REPUBLIKA.CO.ID, YEREVAN — Perdana Menteri Armenia Nikol Pashinyan mengatakan bahwa pengakuan atas genosida yang terjadi di era Kekaisaran ottoman pada 1915 oleh Presiden Amerika Serikat (AS) adalah bagian dari masalah keamanan yang terjadi di negara itu, pascakonflik di Nagorno-Karabakh yang melibatkan Azerbaijan pada tahun lalu.
“Pengakuan genosida adalah masalah kebenaran, keadilan historis, dan keamanan bagi Republik Armenia, terutama terkait peristiwa yang terjadi di wilayah kami tahun lalu," ujar Pashinyan dalam sebuah pernyataan yang ditulis melalui surat kepada Biden dan dipublikasikan di situs perdana menteri pada Ahad (25/4).
Pashinyan mengaitkan pengakuan genosida tersebut dengan insiden pertempuran yang terjadi di Nagorno-Karabakh antara pausan Armenia dan Azerbaijan pada tahun lalu. Konflik dihentikan dengan kesepakatan yang ditengahi oleh Rusia pada November 2020, namun hal ini dinilai lebih memberi keuntungan bagi Azerbaijan, yang didukung oleh Turki sebagai sekutu dekatnya.
Konflik antara Azerbaijan dan Armenia di Nagorno-Karabakh telah terjadi sejak runtuhnya Uni Soviet pada 1990-an. Namun, ini sempat berakhir dengan perjanjian gencatan senjata yang dicapai pada 1994.
Setelah perjanjian itu ditandatangani, etnik Armenia mengendalikan wilayah Nagorno-Karabakah, meski PBB mengakui wilayah itu sebagai bagian dari Azerbaijan. Konflik kembali memanas yang berakhir dengan pertempuran sengit antara kedua pasukan negara pada akhir September 2020.
Selama enam pekan pertempuran berlangsung, terdapat lebih dari 5.000 korban tewas. Dalam perjanjian gencatan senjata yang ditengahi Rusia dan mengakhiri konflik keda negara, Armenia sepakat untuk menyerahkan kembali tiga distrik yaitu Lachin, Agdam, dan Kalbacar kepada Azerbaijan.
Konflik dengan Azerbaijan menjadi hal yang disinggung oleh Armenia pasca Biden pada Sabtu (24/4) kemarin secara resmi mengakui pembantaian orang-orang Armenia oleh Kekaisaran Ottoman pada 1915 sebagai genosida, yang dinilai akan memecah hubungan Negeri Paman Sam dan Tukri.

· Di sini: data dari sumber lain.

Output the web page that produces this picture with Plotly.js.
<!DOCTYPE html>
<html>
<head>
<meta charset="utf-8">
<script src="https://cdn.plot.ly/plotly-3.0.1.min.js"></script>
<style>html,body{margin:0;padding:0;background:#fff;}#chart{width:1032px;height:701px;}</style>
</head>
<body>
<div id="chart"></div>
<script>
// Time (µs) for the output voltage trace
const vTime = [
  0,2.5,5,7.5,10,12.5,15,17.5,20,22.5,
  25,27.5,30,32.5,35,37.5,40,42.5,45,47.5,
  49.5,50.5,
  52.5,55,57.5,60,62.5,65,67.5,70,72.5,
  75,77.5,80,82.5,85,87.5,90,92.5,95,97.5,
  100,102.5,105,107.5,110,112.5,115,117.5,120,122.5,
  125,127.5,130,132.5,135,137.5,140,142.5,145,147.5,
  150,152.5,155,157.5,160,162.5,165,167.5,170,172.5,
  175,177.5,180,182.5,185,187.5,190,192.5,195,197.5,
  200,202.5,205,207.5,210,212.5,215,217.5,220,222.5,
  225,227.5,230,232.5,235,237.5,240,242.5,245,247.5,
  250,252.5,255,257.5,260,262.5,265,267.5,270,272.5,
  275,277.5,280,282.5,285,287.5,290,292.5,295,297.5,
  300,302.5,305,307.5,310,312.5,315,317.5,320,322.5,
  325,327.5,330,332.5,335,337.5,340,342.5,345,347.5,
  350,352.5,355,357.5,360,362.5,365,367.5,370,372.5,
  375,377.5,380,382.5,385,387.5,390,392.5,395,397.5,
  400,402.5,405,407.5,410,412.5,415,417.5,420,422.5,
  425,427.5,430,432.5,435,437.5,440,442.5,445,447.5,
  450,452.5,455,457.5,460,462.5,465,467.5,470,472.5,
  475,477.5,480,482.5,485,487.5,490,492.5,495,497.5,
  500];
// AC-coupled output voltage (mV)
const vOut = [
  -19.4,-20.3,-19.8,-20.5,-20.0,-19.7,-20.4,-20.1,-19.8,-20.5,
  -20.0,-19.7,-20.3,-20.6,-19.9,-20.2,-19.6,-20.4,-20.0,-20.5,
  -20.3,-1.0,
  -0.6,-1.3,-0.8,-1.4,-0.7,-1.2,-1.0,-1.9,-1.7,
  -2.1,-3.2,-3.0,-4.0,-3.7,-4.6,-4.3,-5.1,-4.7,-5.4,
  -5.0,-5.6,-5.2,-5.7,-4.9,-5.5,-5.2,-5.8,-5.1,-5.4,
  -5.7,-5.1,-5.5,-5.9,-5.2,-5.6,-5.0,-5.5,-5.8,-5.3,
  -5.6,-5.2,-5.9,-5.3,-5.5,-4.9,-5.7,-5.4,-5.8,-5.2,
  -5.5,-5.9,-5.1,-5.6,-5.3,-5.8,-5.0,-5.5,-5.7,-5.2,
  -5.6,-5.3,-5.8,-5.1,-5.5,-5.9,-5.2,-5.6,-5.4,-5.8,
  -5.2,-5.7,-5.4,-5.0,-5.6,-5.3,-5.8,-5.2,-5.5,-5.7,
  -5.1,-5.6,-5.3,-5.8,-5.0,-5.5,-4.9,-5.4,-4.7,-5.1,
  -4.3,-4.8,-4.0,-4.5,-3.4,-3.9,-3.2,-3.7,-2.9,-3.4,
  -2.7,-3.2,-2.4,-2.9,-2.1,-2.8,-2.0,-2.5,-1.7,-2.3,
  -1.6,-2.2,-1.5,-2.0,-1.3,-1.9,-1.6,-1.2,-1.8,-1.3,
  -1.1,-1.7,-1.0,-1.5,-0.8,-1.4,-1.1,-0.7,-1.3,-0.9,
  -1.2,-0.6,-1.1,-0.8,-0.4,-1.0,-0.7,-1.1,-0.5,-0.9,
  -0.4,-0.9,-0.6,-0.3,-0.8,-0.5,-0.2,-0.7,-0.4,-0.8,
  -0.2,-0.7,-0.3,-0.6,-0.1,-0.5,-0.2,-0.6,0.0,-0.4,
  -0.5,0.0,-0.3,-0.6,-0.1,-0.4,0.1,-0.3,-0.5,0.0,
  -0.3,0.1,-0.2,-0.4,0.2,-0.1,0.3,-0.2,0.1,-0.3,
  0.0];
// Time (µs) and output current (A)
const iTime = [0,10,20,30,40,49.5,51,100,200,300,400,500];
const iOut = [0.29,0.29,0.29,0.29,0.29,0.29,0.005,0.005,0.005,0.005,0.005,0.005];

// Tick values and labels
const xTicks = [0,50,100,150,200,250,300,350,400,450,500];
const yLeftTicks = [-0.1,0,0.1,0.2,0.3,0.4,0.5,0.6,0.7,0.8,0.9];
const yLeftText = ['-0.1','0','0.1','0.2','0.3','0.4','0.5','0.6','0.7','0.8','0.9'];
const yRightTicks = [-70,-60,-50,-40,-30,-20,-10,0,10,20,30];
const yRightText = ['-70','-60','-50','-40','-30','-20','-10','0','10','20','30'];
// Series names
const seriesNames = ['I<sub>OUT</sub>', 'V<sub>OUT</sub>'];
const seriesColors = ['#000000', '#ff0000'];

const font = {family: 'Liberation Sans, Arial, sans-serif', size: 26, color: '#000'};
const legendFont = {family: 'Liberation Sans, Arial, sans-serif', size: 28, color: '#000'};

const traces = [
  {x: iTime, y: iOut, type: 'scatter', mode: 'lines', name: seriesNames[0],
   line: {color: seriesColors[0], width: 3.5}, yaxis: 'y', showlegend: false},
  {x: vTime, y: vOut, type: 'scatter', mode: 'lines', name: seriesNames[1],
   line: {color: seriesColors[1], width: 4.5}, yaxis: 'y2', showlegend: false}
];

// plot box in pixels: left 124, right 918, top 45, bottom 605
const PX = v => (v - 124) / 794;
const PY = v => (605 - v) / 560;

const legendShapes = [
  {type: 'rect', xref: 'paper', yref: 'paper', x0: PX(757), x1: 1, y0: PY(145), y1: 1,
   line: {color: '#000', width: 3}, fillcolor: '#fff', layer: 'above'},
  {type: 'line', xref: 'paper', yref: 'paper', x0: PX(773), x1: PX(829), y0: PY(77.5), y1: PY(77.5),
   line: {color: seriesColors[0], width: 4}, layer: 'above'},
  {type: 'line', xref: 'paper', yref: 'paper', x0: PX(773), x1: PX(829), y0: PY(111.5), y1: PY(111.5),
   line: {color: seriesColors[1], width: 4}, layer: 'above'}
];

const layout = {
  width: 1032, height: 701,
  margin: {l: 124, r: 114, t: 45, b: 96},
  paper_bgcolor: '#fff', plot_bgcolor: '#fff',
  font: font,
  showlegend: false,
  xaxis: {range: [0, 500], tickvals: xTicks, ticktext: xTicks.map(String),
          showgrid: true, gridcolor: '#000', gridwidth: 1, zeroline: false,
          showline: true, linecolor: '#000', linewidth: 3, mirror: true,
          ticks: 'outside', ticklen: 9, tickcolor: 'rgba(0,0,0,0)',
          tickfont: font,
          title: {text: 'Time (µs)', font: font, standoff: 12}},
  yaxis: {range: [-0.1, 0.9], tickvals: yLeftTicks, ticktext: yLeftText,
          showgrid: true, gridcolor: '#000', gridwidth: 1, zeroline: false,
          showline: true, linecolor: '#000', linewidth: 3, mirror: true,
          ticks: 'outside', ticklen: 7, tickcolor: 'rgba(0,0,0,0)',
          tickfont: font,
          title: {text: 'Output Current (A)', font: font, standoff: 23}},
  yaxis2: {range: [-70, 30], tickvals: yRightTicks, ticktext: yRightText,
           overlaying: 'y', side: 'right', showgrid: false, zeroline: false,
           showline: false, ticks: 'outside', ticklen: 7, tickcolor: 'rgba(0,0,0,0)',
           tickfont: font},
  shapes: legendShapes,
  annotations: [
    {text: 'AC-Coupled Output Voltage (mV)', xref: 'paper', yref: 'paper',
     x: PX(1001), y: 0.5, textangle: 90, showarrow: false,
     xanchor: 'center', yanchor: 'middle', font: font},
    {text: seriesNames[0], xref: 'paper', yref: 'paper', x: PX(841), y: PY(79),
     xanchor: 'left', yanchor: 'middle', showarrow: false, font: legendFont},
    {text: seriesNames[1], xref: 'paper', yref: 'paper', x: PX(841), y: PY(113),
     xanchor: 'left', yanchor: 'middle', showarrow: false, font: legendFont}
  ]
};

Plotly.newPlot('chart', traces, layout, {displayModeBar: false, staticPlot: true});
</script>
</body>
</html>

Meski demikian, seorang pejabat senior di pemerintahan Biden mengungkapkan, pengakuan tersebut bertujuan menghormati para korban dan tidak dimaksudkan untuk merusak hubungan Washington dengan Ankara. Ia menekankan bahwa AS masih memandang Turki sebagai sekutu penting Pakta Pertahanan Atlantik Utara (NATO).